Second, the Officers argue that the only possible consequence of Miles' purported late disclosure of Drs. Leathers and Twichell's reports, as well as the economist's report, is that Miles must be forced to submit to a mental examination. However, the Officers' argument that this remedy follows inevitably from these disclosures is logically flawed.

The Officers were aware before Miles' August 2011 deposition that Miles was being treated by Dr. Leathers, a psychiatrist. The Officers did not seek conduct a mental examination of Miles. In November of 2011, shortly after the fact discovery period ended, the Officers were notified that Miles had been evaluated by Dr. Gorske, a psychologist. The Officers did ask Miles at that time if he would submit to a mental examination, yet inexplicably waited several months to file a motion to compel that examination after he refused. Notably, when the Officers finally did file that motion to compel, they did not inform the Court that they had asked Miles to voluntarily submit to the examination in December of 2011.
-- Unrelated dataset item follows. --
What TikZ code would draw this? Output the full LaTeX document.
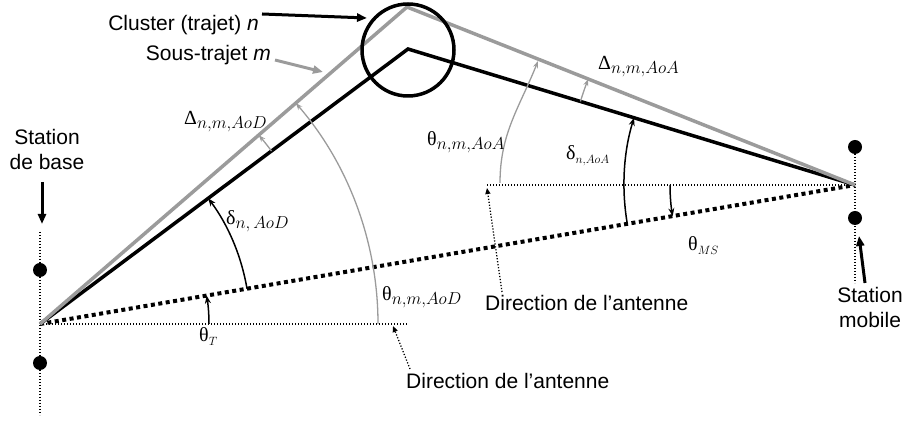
\documentclass[tikz,border=0pt]{standalone}
\usepackage{fontspec}
\setmainfont{Liberation Sans}
\newfontfamily\grk{Liberation Serif}
\usetikzlibrary{arrows.meta}
\definecolor{lg}{RGB}{155,155,155}
\newcommand{\glab}[3]{{\fontsize{20}{20}\selectfont\grk #1}\raisebox{-4pt}{\fontsize{#3}{#3}\selectfont$#2$}}
\begin{document}
\begin{tikzpicture}[x=1pt,y=1pt,
  lbl/.style={font=\fontsize{21}{25}\selectfont, inner sep=0pt},
  glb/.style={inner sep=0pt, anchor=west},
  thk/.style={line width=3.5pt},
  thindot/.style={line width=1.3pt, dash pattern=on 1.2pt off 1.8pt},
  losdot/.style={line width=4pt, dash pattern=on 4pt off 3.5pt},
  arcb/.style={line width=1.5pt, black, -{Stealth[length=8pt,width=6pt]}},
  arcg/.style={line width=1.3pt, lg, -{Stealth[length=7pt,width=5pt]}},
  bigarrow/.style={line width=3pt, -{Triangle[length=10pt,width=8pt]}},
  dotarrow/.style={thindot, -{Triangle[length=6pt,width=5pt]}},
  station/.style={circle, fill=black, inner sep=0pt, minimum size=14pt}
]
\useasboundingbox (0,0) rectangle (907,422);
% key points
\coordinate (BS) at (40,98);
\coordinate (MS) at (855,237);
\coordinate (G) at (407,415);
\coordinate (K) at (408,373);
\coordinate (BSh) at (408,98);
\coordinate (MSh) at (487,237);
% antenna axes
\coordinate (bst) at (40,190);
\coordinate (bsb) at (40,7);
\coordinate (mst) at (855,277);
\coordinate (msb) at (855,139);
\draw[thindot] (bst) -- (bsb);
\draw[thindot] (mst) -- (msb);
\node[station] (bs1) at (40,152) {};
\node[station] (bs2) at (40,59) {};
\node[station] (ms1) at (855,275) {};
\node[station] (ms2) at (855,204) {};
% directions
\draw[thindot] (BS) -- (BSh);
\draw[thindot] (MSh) -- (MS);
\draw[losdot] (BS) -- (MS);
% paths
\draw[thk, black] (BS) -- (K) -- (MS);
\draw[thk, lg] (BS) -- (G) -- (MS);
\node[draw, circle, line width=3.5pt, minimum size=92pt, inner sep=0pt] (cluster) at (408,372) {};
% angles at BS
\draw[arcb] (BS) ++(0:169) arc[start angle=0, end angle=9.68, radius=169];
\draw[arcb] (BS) ++(9.68:210) arc[start angle=9.68, end angle=36.77, radius=210];
\draw[arcg] (BS) ++(0:338) arc[start angle=0, end angle=40.82, radius=338];
\draw[arcg] (BS) ++(36.77:289) arc[start angle=36.77, end angle=40.82, radius=289];
% angles at MS
\coordinate (aoaS) at (500,239);
\coordinate (aoaE) at (538,361);
\draw[arcg] (aoaS) to[out=90, in=248.33] (aoaE);
\draw[arcb] (MS) ++(189.68:231) arc[start angle=189.68, end angle=163.08, radius=231];
\draw[arcb] (MS) ++(180:185) arc[start angle=180, end angle=189.68, radius=185];
\draw[arcg] (MS) ++(163.08:287) arc[start angle=163.08, end angle=158.33, radius=287];
% text labels
\node[lbl, anchor=east] (cl) at (259,397) {Cluster (trajet) \textit{n}};
\node[lbl, anchor=east] (st) at (271,367) {Sous-trajet \textit{m}};
\node[lbl, align=center] (sb) at (47,272) {Station\\de base};
\node[lbl, align=center] (sm) at (870,115) {Station\\mobile};
\node[lbl, anchor=west] (d1) at (406,41) {Direction de l’antenne};
\node[lbl, anchor=west] (d2) at (485,119) {Direction de l’antenne};
% label arrows
\coordinate (clS) at (262,408);
\coordinate (clE) at (367,404);
\draw[bigarrow] (clS) -- (clE);
\coordinate (stS) at (275,362);
\coordinate (stE) at (323,350);
\draw[bigarrow, lg] (stS) -- (stE);
\coordinate (sbS) at (42,240);
\coordinate (sbE) at (42,198);
\draw[bigarrow] (sbS) -- (sbE);
\coordinate (smS) at (865,139);
\coordinate (smE) at (859,186);
\draw[bigarrow] (smS) -- (smE);
\coordinate (d1S) at (410,53);
\coordinate (d1E) at (393,96);
\draw[dotarrow] (d1S) -- (d1E);
\coordinate (d2S) at (502,130);
\coordinate (d2E) at (487,234);
\draw[dotarrow] (d2S) -- (d2E);
% greek labels
\node[glb] (tT) at (199,85) {\glab{θ}{T}{12}};
\node[glb] (dAoD) at (226,201) {\glab{δ}{n{,}\,AoD}{16}};
\node[glb] (tAoD) at (382,125) {\glab{θ}{n{,}m{,}AoD}{16}};
\node[glb] (DAoD) at (184,300) {\glab{Δ}{n{,}m{,}AoD}{16}};
\node[glb] (tAoA) at (427,280) {\glab{θ}{n{,}m{,}AoA}{16}};
\node[glb] (dAoA) at (566,266) {\glab{δ}{n{,}AoA}{12.5}};
\node[glb] (DAoA) at (598,355) {\glab{Δ}{n{,}m{,}AoA}{16}};
\node[glb] (tMS) at (688,176) {\glab{θ}{MS}{12}};
\end{tikzpicture}
\end{document}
While that motion to compel was pending, Miles disclosed reports written by Drs. Leathers and Twichell, as well as by Mr. Kenkel, an economist. Regardless of the timing of these disclosures, the reports did not raise any novel facts or circumstances that created a need for a mental examination that did not previously exist. The best evidence of this fact is that the Officers had asked Miles to submit to a mental examination months before they received these reports from Drs. Leathers and Twichell, and Mr. Kenkel. The disclosures in April and May of 2012 are not what created the need for the Officers to conduct a mental examination of Miles. Consequently, the remedy of compelling a mental examination does not follow from the disclosure of these reports. While it is not inconceivable that another form of relief might have been justified under these circumstances, the Officers have not requested, nor provided any facts or arguments to support, the issuance of any relief other than compelling Miles to submit to a mental examination.

Because the Officers have failed to identify any new evidence, we deny their motion to reconsider as to the motion to compel a mental examination of Miles.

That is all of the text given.